Could you please provide a single good reason why our human characters should behave so differently than our human selves?
The characters reside within it's confines. You either play within the limitations and the fiction that the game consists of, or you don't, and utilise anything you can to gain an upper hand. From that POV, using stuff that shouldn't be available to your character is essentially cheating - be it via a telepathic link to thousands of other people via data/comms tools that aren't provided directly by the game, or via magic unkillable hull/shields, fuel that never runs out, or weapons with multiplied damage.
That's a very unique view of the matter, and it's really shallow. If it had any legs to stand on, you woudn't be grasping at straws in order to stablish a flimsy link with real cheats.
Putting shared trading data in the same bag as a hacking tool made with the explicit goal of circumventing the game mechanisms is a really weak argument.
Saying they are the same thing doesn't make it so, and an opinion devoid of compelling arguments is just that: a matter of personal preference.

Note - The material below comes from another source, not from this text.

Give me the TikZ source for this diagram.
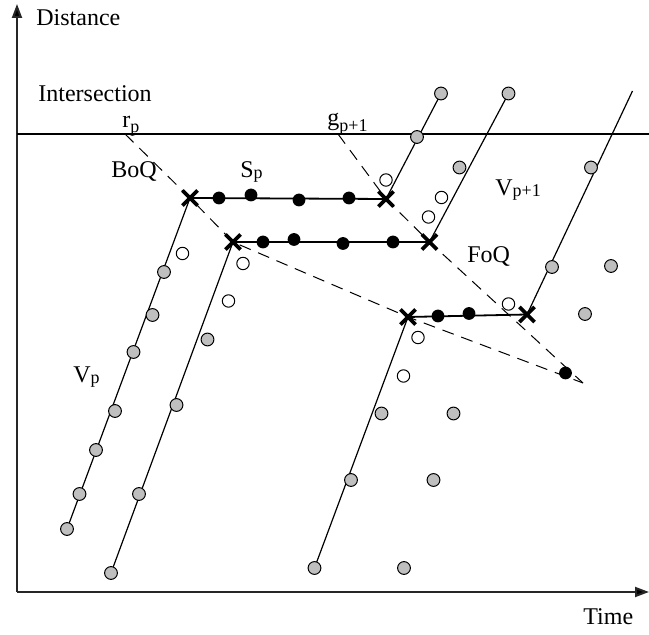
\documentclass[tikz,border=0pt]{standalone}
\usepackage{fontspec}
\setmainfont{Liberation Serif}
\usetikzlibrary{arrows.meta,shapes.misc,backgrounds}
\newcommand{\lowidx}[2][0.5pt]{\raisebox{-#1}{\fontsize{9}{10}\selectfont #2}}

\begin{document}
\begin{tikzpicture}[x=0.5pt,y=-0.5pt,
  veh/.style={circle,draw,fill=black!25,line width=0.5pt,inner sep=0pt,minimum size=6.4pt},
  gone/.style={circle,draw,fill=white,line width=0.5pt,inner sep=0pt,minimum size=6.2pt},
  queued/.style={circle,fill=black,inner sep=0pt,minimum size=6.4pt},
  stopx/.style={cross out,draw,line width=1.8pt,inner sep=0pt,minimum size=5.8pt},
  traj/.style={line width=0.6pt},
  qrow/.style={line width=0.9pt},
  wave/.style={line width=0.5pt,dash pattern=on 6pt off 4pt},
  axis/.style={line width=1pt,black!85,-{Triangle[length=7pt,width=5pt,fill=black]}},
  lbl/.style={font=\fontsize{12}{14}\selectfont,inner sep=0pt,anchor=base west}]
\useasboundingbox (0,0) rectangle (649,635);

\coordinate (origin) at (17,592);
\coordinate (ytip) at (17,4);
\coordinate (xtip) at (649,592);
\coordinate (ileft) at (17,134);
\coordinate (iright) at (649,134);
\coordinate (rp) at (125,134);
\coordinate (gp) at (338,134);
\coordinate (meet) at (583,383);
\coordinate (top6) at (632.5,91);

\node[stopx] (x1) at (190,198) {};
\node[stopx] (x2) at (233,242) {};
\node[stopx] (x3) at (408,317) {};
\node[stopx] (x4) at (386,199) {};
\node[stopx] (x5) at (429.5,242) {};
\node[stopx] (x6) at (527,314.5) {};

\node[queued] (q11) at (219,198) {};
\node[queued] (q12) at (251,195) {};
\node[queued] (q13) at (299,200) {};
\node[queued] (q14) at (349,198) {};
\node[queued] (q21) at (263,242) {};
\node[queued] (q22) at (294,239.5) {};
\node[queued] (q23) at (343,243.5) {};
\node[queued] (q24) at (393,242) {};
\node[queued] (q31) at (438,316) {};
\node[queued] (q32) at (469,313.5) {};
\node[queued] (qlast) at (565.5,373) {};

\node[veh] (a1) at (67,529) {};
\node[veh] (a2) at (79.5,494) {};
\node[veh] (a3) at (96,450) {};
\node[veh] (a4) at (115,411) {};
\node[veh] (a5) at (133.5,352) {};
\node[veh] (a6) at (152.5,315) {};
\node[veh] (a7) at (164,272) {};
\node[veh] (b1) at (111,573) {};
\node[veh] (b2) at (139,494) {};
\node[veh] (b3) at (176.5,405) {};
\node[veh] (b4) at (207.5,339.5) {};
\node[veh] (c1) at (314.5,568) {};
\node[veh] (c2) at (351,480) {};
\node[veh] (c3) at (381.5,413.5) {};
\node[veh] (d1) at (404,568) {};
\node[veh] (d2) at (433.5,480) {};
\node[veh] (d3) at (453.5,413.5) {};
\node[veh] (e1) at (417,137) {};
\node[veh] (e2) at (441,93.5) {};
\node[veh] (f1) at (508.5,93.5) {};
\node[veh] (f2) at (459.5,167.5) {};
\node[veh] (h1) at (552,267) {};
\node[veh] (h2) at (591,167.5) {};
\node[veh] (k1) at (611,266) {};
\node[veh] (k2) at (585,314) {};

\node[gone] (o1) at (182.5,253.5) {};
\node[gone] (o2) at (228.5,301) {};
\node[gone] (o3) at (243,263.5) {};
\node[gone] (o4) at (403.5,376) {};
\node[gone] (o5) at (418,337.5) {};
\node[gone] (o6) at (386,180) {};
\node[gone] (o7) at (441.5,197.5) {};
\node[gone] (o8) at (428.5,217) {};
\node[gone] (o9) at (508.5,304) {};

\begin{scope}[on background layer]
\draw[axis] (origin) -- (ytip);
\draw[axis] (origin) -- (xtip);
\draw[line width=0.7pt] (ileft) -- (iright);
\draw[traj] (a1.center) -- (x1.center);
\draw[traj] (b1.center) -- (x2.center);
\draw[traj] (c1.center) -- (x3.center);
\draw[traj] (x4.center) -- (e2.center);
\draw[traj] (x5.center) -- (f1.center);
\draw[traj] (x6.center) -- (top6);
\draw[qrow] (x1.center) -- (x4.center);
\draw[qrow] (x2.center) -- (x5.center);
\draw[qrow] (x3.center) -- (x6.center);
\draw[wave] (rp) -- (x1.center) -- (x2.center) -- (x3.center) -- (meet);
\draw[wave] (gp) -- (x4.center) -- (x5.center) -- (meet);
\end{scope}

\node[lbl] (dist) at (36,26) {Distance};
\node[lbl] (time) at (583,625) {Time};
\node[lbl] (isec) at (38,102) {Intersection};
\node[lbl] (rlbl) at (122,128) {r\lowidx[2.5pt]{p}};
\node[lbl] (glbl) at (327,126) {g\lowidx[3pt]{p+1}};
\node[lbl] (boq) at (111,178) {BoQ};
\node[lbl] (slbl) at (240,178) {S\lowidx{p}};
\node[lbl] (foq) at (467,263) {FoQ};
\node[lbl] (vnext) at (495,196) {V\lowidx{p+1}};
\node[lbl] (vcur) at (73,383) {V\lowidx{p}};
\end{tikzpicture}
\end{document}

In the scope of a debate, they don't carry more weight than the average bag of hot air.
But all that is beside the point, really.
If there's one insight I can offer you, it's this:
Your approval or respect means nothing, nada, ZERO for anyone outside your immediate circle of relations.
People don't play games to placate the faulty reasoning of self-righteous strangers. They play games for fun.
And while you are pointing fingers at other people and making baseless accusations, they are pointing their fingers at you and laughing theirs socks off.
So let's not blow it out of proportion, aye?
How about we just have fun with the game and let other people alone, eh?